Disenso y educación cívica
Aldo Valle
Los actores políticos pueden cometer un grave error y no fortalecer las instituciones de la democracia si llegaran a dar por supuesto que los acuerdos siempre tienen legitimidad por sí mismos, es decir, al margen del contenido y de los contextos sociopolíticos en que se suscriben o convienen. La aseveración anterior puede parecer contra intuitiva, contraria a la racionalidad que emerge a simple vista. Sin embargo, bastaría con advertir que si el sistema político carece del reconocimiento social suficiente los acuerdos seguirán la misma suerte.

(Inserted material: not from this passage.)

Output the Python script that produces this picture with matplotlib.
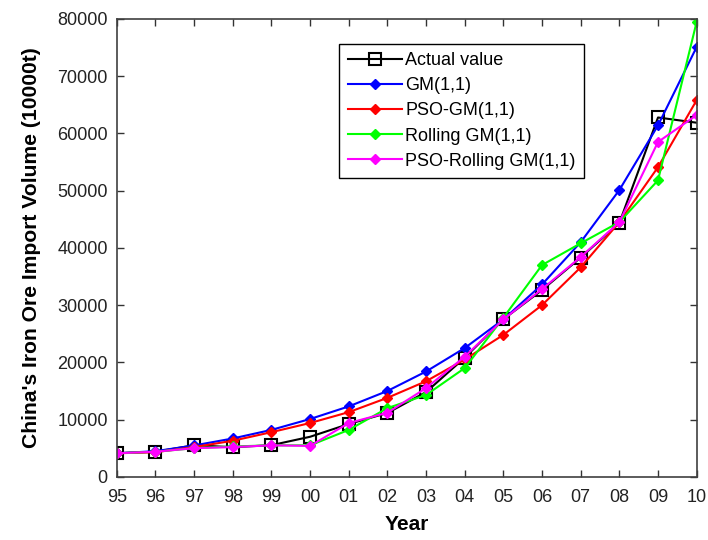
import matplotlib
matplotlib.use("Agg")
import matplotlib.pyplot as plt

plt.rcParams['font.family'] = ['Liberation Sans', 'DejaVu Sans']

years = ['95', '96', '97', '98', '99', '00', '01', '02', '03', '04',
         '05', '06', '07', '08', '09', '10']

actual = [4115, 4387, 5511, 5177, 5527, 6997, 9230, 11149, 14813, 20808,
          27526, 32630, 38309, 44356, 62778, 61863]
gm = [4115, 4480, 5480, 6700, 8200, 10100, 12300, 15000, 18400, 22500,
      27500, 33600, 41000, 50100, 61400, 75100]
pso_gm = [4115, 4300, 5200, 6300, 7800, 9400, 11300, 13800, 16700, 20500,
          24800, 30000, 36600, 44500, 54100, 65800]
rolling_gm = [4115, 4387, 5000, 5300, 5500, 5500, 8200, 12000, 14300, 19000,
              27800, 37000, 40800, 44500, 51800, 79500]
pso_rolling_gm = [4115, 4387, 5000, 5200, 5500, 5400, 9400, 11200, 15500, 21000,
                  27500, 32800, 38400, 44500, 58500, 63200]

x = list(range(len(years)))

fig = plt.figure(figsize=(7.08, 5.40), dpi=100)
ax = fig.add_axes([0.165, 0.117, 0.819, 0.848])

ax.plot(x, actual, color='black', lw=1.5, marker='s', ms=8.5,
        mfc='none', mec='black', mew=1.5, label='Actual value')
ax.plot(x, gm, color='#0000ff', lw=1.5, marker='D', ms=5,
        mfc='#0000ff', mec='#0000ff', label='GM(1,1)')
ax.plot(x, pso_gm, color='#ff0000', lw=1.5, marker='D', ms=5,
        mfc='#ff0000', mec='#ff0000', label='PSO-GM(1,1)')
ax.plot(x, rolling_gm, color='#00ff00', lw=1.5, marker='D', ms=5,
        mfc='#00ff00', mec='#00ff00', label='Rolling GM(1,1)')
ax.plot(x, pso_rolling_gm, color='#ff00ff', lw=1.5, marker='D', ms=5,
        mfc='#ff00ff', mec='#ff00ff', label='PSO-Rolling GM(1,1)')

ax.set_xlim(0, len(years) - 1)
ax.set_ylim(0, 80000)
ax.set_xticks(x)
ax.set_xticklabels(years)
ax.set_yticks(range(0, 80001, 10000))

ax.tick_params(direction='in', length=5, width=1, labelsize=13,
               top=True, right=True, colors='#333333', labelcolor='#222222')
ax.tick_params(axis='x', pad=8.5)
ax.tick_params(axis='y', pad=6.5)
for s in ax.spines.values():
    s.set_color('#404040')
    s.set_linewidth(1.2)

ax.set_xlabel('Year', fontsize=15, fontweight='bold', labelpad=7)
ax.set_ylabel("China's Iron Ore Import Volume (10000t)", fontsize=15.2,
              fontweight='bold', labelpad=12)

leg = ax.legend(loc='upper left', bbox_to_anchor=(0.384, 0.945), fontsize=13,
                frameon=True, fancybox=False, edgecolor='black', framealpha=1,
                handlelength=3.0, handletextpad=0.2, labelspacing=0.45,
                borderpad=0.45, borderaxespad=0)
leg.get_frame().set_linewidth(1.0)

fig.savefig('out.png', dpi=100)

Por otra parte, nadie podría a su vez desconocer que nuestro país tiene un déficit en la formación cívica, lo que se manifiesta en la intolerancia frente a la diferencia. La virtud del pluralismo se puede practicar sobre la base de la discrepancia, admitiendo que la existencia de conflictos no hace patológica a una sociedad; por el contrario, la enriquece precisamente porque demanda de los ciudadanos la capacidad de convivir con el otro en su legítima condición de interlocutor válido.
Si no reconocemos el disenso no daremos lugar al cultivo de las virtudes propias de la democracia. La tendencia a evitar el dictamen de mayorías y minorías puede también explicarse como un resabio autoritario, pero a la vez como una estrategia para contener la demanda social por cambios estructurales. La reforma educacional es uno de estos cambios que ha generado una inexplicable propensión por el consenso en sectores políticos y económicos que durante décadas han defendido un modelo de educación que está en las antípodas del sentido de la reforma que se lleva adelante, que por lo demás fue impuesto por la fuerza, sin diálogo, sin oposición y sin debate.
El gobierno es el principal llamado a advertir las consecuencias negativas que podría tener para la legitimidad social de la reforma, que -no está mal recordar- debe ser la prioridad de todo proceso de transformación política que logre el noble propósito de garantizar a cada familia el derecho a la educación de sus hijos.
Nadie puede ser contrario per se a lograr acuerdos mayoritarios, pero ello no puede significar tener que ceder a presiones para concluir en consensos forzados, que corran el riesgo de ser interpretados como otro arreglo de las elites, dañando una vez más la confianza popular en las instituciones políticas.